Packaging is not just about wrapping products and making them look fancy. “Some of the foreign visitors in the past were impressed by the high performance of Japan-made packages because the packaging manufacturers’ in-depth research on factors such as oxygen transmission rate and durability is important to improve shelf lives of foods,” he explained.

Improving the quality of food packaging and extending shelf life is not only economical, but also ecological. It will also increase the possibility of imports and exports for many products.

“It was a pleasant surprise that many visitors from overseas showed particular interest in the exhibits other than food and beverages, and it’s great that we can learn from each other through the event,” he added.

There will be a number of manufacturers of equipment and materials at the upcoming exhibition such as Panasonic Commercial Equipment System Co., Ltd. that specializes in supermarket showcases, refrigerators and freezers, and Ishida Co., Ltd., a manufacturer of food weighing and packaging machinery.

Popularity of prepared food

The SMTS is also resourceful when it comes to learning the changing lifestyles and consumption patterns in Japan. The Delicatessen Trade Show featured within the SMTS is an example that reflects the shifting needs of the double-income and aging society.
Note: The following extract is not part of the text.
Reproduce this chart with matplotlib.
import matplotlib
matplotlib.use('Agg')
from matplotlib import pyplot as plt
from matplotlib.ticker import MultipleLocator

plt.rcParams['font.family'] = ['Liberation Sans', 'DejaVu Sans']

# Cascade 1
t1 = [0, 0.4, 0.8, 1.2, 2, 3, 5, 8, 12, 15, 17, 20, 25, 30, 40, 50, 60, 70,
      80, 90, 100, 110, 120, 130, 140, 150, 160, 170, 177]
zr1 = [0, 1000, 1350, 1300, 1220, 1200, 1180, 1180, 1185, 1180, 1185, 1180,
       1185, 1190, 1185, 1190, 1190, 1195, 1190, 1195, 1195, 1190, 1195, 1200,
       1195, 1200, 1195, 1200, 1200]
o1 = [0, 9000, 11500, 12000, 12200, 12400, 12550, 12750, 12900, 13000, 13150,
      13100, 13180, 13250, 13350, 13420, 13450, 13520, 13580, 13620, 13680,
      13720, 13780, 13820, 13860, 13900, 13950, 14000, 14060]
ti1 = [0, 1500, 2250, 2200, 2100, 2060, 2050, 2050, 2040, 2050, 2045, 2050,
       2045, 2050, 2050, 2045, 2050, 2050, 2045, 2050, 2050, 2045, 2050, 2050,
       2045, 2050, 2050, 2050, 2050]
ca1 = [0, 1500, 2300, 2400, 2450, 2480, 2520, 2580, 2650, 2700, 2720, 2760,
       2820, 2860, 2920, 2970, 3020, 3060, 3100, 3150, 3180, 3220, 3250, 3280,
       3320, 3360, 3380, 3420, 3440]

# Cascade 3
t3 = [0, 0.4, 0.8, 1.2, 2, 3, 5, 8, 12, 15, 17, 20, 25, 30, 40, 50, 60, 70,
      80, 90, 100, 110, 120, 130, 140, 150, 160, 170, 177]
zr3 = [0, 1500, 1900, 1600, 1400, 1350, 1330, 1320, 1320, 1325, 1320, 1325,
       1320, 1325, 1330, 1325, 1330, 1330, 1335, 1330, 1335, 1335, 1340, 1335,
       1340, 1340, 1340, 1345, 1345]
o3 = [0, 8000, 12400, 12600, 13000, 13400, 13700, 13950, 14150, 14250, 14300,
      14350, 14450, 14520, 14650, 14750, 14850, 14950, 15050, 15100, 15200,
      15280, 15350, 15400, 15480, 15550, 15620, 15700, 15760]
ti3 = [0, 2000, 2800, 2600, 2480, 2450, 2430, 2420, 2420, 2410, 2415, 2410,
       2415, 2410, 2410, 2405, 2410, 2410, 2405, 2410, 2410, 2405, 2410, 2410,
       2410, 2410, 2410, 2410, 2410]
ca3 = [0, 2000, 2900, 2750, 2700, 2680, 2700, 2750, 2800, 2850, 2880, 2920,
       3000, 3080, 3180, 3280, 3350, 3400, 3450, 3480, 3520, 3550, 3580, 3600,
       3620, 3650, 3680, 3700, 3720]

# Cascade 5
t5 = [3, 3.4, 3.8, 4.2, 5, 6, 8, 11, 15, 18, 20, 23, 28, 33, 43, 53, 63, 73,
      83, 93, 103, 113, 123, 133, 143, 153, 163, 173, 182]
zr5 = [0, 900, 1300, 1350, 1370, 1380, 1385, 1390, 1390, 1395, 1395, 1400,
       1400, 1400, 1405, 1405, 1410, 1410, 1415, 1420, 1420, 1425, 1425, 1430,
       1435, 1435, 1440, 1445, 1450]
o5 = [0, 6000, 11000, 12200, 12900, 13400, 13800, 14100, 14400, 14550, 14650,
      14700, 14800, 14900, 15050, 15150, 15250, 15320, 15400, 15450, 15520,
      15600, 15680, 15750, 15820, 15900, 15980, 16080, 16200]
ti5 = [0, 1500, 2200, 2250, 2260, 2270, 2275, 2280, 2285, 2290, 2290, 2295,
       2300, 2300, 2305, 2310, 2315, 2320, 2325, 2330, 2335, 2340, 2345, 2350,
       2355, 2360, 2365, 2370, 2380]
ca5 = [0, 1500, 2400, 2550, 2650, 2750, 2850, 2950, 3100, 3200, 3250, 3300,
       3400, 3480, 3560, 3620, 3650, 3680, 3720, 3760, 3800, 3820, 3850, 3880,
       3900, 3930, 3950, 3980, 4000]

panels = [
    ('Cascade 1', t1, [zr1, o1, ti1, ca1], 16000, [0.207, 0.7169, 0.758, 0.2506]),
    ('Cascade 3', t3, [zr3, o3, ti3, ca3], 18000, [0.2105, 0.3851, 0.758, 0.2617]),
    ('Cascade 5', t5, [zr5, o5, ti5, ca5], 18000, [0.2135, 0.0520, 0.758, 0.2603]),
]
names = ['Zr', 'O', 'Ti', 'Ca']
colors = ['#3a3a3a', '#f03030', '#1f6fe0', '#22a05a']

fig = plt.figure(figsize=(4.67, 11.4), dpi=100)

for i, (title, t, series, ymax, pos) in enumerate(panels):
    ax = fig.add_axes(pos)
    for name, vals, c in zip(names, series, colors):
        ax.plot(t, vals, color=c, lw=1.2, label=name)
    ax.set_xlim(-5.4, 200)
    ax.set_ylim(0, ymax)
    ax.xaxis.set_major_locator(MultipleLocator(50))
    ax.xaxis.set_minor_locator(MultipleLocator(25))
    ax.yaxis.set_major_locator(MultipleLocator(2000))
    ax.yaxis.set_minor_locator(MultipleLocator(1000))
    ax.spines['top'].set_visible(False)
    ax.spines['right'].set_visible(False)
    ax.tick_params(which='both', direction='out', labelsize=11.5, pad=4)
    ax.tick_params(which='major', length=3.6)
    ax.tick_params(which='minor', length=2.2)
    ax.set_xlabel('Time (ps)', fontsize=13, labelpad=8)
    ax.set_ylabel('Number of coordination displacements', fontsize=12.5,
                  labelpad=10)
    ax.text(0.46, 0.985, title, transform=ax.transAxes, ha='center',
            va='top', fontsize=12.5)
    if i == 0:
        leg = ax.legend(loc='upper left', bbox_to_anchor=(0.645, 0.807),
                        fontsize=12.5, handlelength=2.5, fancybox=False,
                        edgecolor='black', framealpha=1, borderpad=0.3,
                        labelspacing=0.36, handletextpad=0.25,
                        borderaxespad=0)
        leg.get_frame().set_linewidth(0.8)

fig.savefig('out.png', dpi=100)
People are cooking less at home and the demand for processed or prepared foods are rising.

For the past six years, the products that won the Bento and Prepared Meal Awards of the year have been displayed in the show and the sophistication and diversity of Japanese prepared dishes as represented by bento has garnered much attention from both domestic and international visitors.
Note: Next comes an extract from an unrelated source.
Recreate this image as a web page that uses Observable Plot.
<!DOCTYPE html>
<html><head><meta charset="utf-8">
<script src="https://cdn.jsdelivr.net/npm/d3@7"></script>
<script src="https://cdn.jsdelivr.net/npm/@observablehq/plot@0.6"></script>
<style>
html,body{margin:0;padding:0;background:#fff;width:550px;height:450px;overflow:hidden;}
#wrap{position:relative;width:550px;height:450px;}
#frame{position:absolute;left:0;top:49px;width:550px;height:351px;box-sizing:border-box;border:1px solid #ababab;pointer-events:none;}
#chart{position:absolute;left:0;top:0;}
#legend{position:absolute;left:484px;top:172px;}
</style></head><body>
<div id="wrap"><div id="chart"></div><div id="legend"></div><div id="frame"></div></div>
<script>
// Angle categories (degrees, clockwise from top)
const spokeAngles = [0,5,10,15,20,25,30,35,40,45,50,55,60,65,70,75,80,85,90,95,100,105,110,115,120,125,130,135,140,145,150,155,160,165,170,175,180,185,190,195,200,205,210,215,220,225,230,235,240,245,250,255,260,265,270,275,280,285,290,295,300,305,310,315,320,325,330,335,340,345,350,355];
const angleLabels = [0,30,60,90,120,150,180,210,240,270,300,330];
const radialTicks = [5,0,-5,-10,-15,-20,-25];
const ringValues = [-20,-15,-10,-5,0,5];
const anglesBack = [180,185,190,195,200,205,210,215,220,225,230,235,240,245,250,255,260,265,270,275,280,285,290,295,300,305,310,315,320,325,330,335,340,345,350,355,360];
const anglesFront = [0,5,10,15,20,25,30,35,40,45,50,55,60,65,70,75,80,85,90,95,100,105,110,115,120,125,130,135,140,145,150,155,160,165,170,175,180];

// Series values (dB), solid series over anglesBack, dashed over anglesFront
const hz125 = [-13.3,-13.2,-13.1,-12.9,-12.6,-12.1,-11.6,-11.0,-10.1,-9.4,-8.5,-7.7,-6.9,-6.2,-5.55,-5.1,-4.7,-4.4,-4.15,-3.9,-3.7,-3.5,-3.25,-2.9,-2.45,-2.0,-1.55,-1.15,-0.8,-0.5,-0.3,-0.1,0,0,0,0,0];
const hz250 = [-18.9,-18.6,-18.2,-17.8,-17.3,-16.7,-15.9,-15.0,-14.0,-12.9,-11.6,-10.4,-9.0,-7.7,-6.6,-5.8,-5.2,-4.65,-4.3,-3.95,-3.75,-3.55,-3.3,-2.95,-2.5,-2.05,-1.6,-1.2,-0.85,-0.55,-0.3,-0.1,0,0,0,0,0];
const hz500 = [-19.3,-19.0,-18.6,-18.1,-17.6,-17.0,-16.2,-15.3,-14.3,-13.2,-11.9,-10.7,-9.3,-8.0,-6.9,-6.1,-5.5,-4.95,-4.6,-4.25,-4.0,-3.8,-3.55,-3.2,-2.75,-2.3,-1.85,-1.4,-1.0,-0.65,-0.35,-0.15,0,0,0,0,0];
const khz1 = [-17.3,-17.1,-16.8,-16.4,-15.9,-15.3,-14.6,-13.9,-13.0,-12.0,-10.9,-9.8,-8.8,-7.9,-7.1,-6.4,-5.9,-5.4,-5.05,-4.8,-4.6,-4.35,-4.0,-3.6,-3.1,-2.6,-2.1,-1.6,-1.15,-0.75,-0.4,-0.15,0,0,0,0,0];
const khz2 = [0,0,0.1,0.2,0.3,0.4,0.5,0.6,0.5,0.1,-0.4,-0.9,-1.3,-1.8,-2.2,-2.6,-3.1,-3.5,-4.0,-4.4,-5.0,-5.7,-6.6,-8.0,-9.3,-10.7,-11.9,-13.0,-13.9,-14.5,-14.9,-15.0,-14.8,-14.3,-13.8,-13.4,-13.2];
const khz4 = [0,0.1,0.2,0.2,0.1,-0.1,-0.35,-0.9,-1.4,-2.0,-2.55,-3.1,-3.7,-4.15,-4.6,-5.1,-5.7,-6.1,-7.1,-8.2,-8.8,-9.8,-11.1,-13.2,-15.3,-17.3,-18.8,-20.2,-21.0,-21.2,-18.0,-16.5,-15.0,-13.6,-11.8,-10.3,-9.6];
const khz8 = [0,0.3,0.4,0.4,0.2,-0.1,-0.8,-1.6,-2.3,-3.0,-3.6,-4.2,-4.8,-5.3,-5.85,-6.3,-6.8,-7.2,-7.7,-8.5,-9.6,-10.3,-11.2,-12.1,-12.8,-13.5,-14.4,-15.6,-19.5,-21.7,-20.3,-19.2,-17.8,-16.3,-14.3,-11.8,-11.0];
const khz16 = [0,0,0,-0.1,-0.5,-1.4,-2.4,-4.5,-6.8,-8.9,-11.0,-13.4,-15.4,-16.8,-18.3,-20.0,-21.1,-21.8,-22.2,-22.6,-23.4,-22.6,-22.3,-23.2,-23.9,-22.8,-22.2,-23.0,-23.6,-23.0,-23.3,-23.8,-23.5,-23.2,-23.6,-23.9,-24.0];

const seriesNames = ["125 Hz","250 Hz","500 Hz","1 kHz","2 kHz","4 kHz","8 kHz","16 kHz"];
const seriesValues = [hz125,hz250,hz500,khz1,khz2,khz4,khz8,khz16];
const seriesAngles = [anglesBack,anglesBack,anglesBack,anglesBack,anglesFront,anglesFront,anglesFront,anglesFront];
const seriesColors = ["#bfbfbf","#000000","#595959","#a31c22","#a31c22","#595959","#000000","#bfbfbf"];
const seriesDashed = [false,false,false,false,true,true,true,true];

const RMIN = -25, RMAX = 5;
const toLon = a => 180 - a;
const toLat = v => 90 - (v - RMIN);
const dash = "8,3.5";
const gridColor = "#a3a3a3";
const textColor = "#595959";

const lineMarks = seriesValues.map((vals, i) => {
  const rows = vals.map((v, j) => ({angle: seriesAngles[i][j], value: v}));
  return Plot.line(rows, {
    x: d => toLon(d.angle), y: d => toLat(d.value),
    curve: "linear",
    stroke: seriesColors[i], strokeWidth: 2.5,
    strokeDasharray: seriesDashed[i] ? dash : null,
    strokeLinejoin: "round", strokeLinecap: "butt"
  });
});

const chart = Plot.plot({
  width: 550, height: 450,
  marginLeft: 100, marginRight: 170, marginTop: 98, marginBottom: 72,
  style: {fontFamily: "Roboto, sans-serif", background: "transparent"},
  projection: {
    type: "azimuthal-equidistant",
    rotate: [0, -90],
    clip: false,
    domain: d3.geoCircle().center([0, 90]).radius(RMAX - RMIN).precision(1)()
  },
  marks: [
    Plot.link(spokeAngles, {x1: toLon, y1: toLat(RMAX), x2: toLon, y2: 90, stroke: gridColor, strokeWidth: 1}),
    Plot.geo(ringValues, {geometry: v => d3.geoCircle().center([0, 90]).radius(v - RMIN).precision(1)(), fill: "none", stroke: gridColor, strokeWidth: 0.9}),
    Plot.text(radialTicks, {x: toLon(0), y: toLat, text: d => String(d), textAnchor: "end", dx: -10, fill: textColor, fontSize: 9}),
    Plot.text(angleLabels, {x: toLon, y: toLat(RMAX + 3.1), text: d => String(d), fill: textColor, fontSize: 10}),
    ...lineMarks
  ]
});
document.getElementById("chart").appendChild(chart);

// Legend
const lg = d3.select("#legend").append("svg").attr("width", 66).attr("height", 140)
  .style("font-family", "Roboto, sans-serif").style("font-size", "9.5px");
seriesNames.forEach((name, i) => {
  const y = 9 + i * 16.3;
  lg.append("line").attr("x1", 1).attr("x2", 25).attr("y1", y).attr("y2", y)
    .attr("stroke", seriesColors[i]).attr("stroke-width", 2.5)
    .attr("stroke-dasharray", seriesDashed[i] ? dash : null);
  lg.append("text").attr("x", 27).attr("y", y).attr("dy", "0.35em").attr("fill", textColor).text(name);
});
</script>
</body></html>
Some of the awarded bento and prepared meals can be enjoyed at the show. “Although these items cannot easily be exported, we expect them to serve as inspirations for both foreign visitors and also Japanese companies that are keen to become global so that the Japanese food boom will not just be replaced by another boom, but will be refined further instead,” Tomihari said.
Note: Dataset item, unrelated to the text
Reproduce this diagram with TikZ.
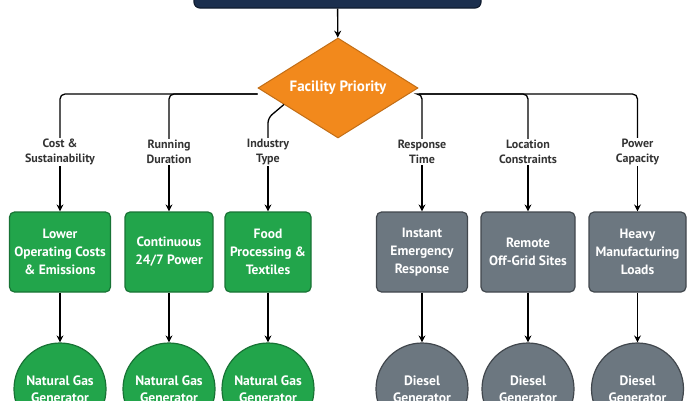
\documentclass[tikz,border=0pt]{standalone}
\usepackage{fontspec}
\setmainfont{PT Sans}
\usetikzlibrary{shapes.geometric, arrows.meta, positioning}
\definecolor{topnavy}{HTML}{1B2F4E}
\definecolor{prioorange}{HTML}{F2891C}
\definecolor{gasgreen}{HTML}{22A54B}
\definecolor{dieselgray}{HTML}{6C7780}

\begin{document}
\begin{tikzpicture}[x=1pt, y=-1pt,
    conn/.style={draw=black, line width=1.3pt, rounded corners=5pt},
    arr/.style={conn, -{Stealth[length=7pt, width=7pt]}},
    crit/.style={font=\bfseries\fontsize{12}{15}\selectfont, text=black!80, align=center, inner sep=1pt},
    gasbox/.style={draw=gasgreen!70!black, fill=gasgreen, line width=1.2pt, rounded corners=5pt,
        minimum height=80pt, text=white, align=center, font=\bfseries\fontsize{13.5}{18}\selectfont},
    dieselbox/.style={gasbox, draw=dieselgray!60!black, fill=dieselgray},
    gasgen/.style={circle, draw=gasgreen!70!black, fill=gasgreen, line width=1.2pt, minimum size=92pt,
        inner sep=0pt, text=white, align=center, font=\bfseries\fontsize{13.6}{17}\selectfont},
    dieselgen/.style={gasgen, draw=dieselgray!60!black, fill=dieselgray}]
  \clip (0,0) rectangle (700,400);

  \node[draw=topnavy!60!black, fill=topnavy, line width=1.2pt, rounded corners=6pt,
        minimum width=287pt, minimum height=40pt] (top) at (337.5,-12) {};
  \node[diamond, aspect=1.6, draw=prioorange!80!black, fill=prioorange, line width=1pt,
        minimum width=160pt, minimum height=100pt, inner sep=0pt, text=white,
        font=\bfseries\fontsize{15}{18}\selectfont] (prio) at (338,88) {Facility Priority};
  \draw[arr] (top) -- (prio);

  \node[crit] (crit1) at (60,152) {Cost \&\\Sustainability};
  \node[crit] (crit2) at (169,152) {Running\\Duration};
  \node[crit] (crit3) at (268,152) {Industry\\Type};
  \node[crit] (crit4) at (422,152) {Response\\Time};
  \node[crit] (crit5) at (528,152) {Location\\Constraints};
  \node[crit] (crit6) at (637.5,152) {Power\\Capacity};

  \draw[conn] ([yshift=-6pt]prio.west) -| (crit1.north);
  \draw[conn] ([yshift=-6pt]prio.west) -| (crit2.north);
  \draw[conn] (prio.197) -- (crit3.north |- 0,118) -- (crit3.north);
  \draw[conn] ([yshift=-6pt]prio.east) -| (crit4.north);
  \draw[conn] ([yshift=-6pt]prio.east) -| (crit5.north);
  \draw[conn] ([yshift=-6pt]prio.east) -| (crit6.north);

  \node[gasbox, minimum width=101pt] (need1) at (60,252) {Lower\\Operating Costs\\\& Emissions};
  \node[gasbox, minimum width=88pt] (need2) at (169,252) {Continuous\\24/7 Power};
  \node[gasbox, minimum width=86pt] (need3) at (268,252) {Food\\Processing \&\\Textiles};
  \node[dieselbox, minimum width=91pt] (need4) at (422,252) {Instant\\Emergency\\Response};
  \node[dieselbox, minimum width=94pt] (need5) at (528,252) {Remote\\Off-Grid Sites};
  \node[dieselbox, minimum width=97pt] (need6) at (637.5,252) {Heavy\\Manufacturing\\Loads};

  \node[gasgen] (gen1) at (60,389) {Natural Gas\\Generator};
  \node[gasgen] (gen2) at (169,389) {Natural Gas\\Generator};
  \node[gasgen] (gen3) at (268,389) {Natural Gas\\Generator};
  \node[dieselgen] (gen4) at (422,389) {Diesel\\Generator};
  \node[dieselgen] (gen5) at (528,389) {Diesel\\Generator};
  \node[dieselgen] (gen6) at (637.5,389) {Diesel\\Generator};

  \draw[arr] (crit1) -- (need1);
  \draw[arr] (crit2) -- (need2);
  \draw[arr] (crit3) -- (need3);
  \draw[arr] (crit4) -- (need4);
  \draw[arr] (crit5) -- (need5);
  \draw[arr] (crit6) -- (need6);
  \draw[arr] (need1) -- (gen1);
  \draw[arr] (need2) -- (gen2);
  \draw[arr] (need3) -- (gen3);
  \draw[arr] (need4) -- (gen4);
  \draw[arr] (need5) -- (gen5);
  \draw[arr] (need6) -- (gen6);
\end{tikzpicture}
\end{document}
The Future Store “Now,” a project to discuss ideas and possibilities among retailers and suppliers through periodical seminars, will also set up booths to share its achievements and insights into the Japanese market and how to approach the international markets.

“This time, we are offering the Overseas Retailers Program for the first time. We will conduct press conferences and surveys in the Philippines and Thailand to promote the SMTS, and to learn about the needs and interests of retailers in those countries,” Tomihari said.

The two countries have been chosen because of their rising interests in Japanese products, but the New Supermarket Association of Japan is eager to expand its promotional activities to many other countries in the coming years.

The findings from surveys and discussions will be incorporated in the planning of the upcoming event to make it more global. The country’s decreasing population does not mean that businesses have to shrink, too. It gives Japan both an advantage and challenge.

As one of the first countries to experience a rapidly aging and shrinking population, Japanese manufacturers have significant motivation to come up with innovative ideas ahead of the world, as well as the challenge to explore the international market.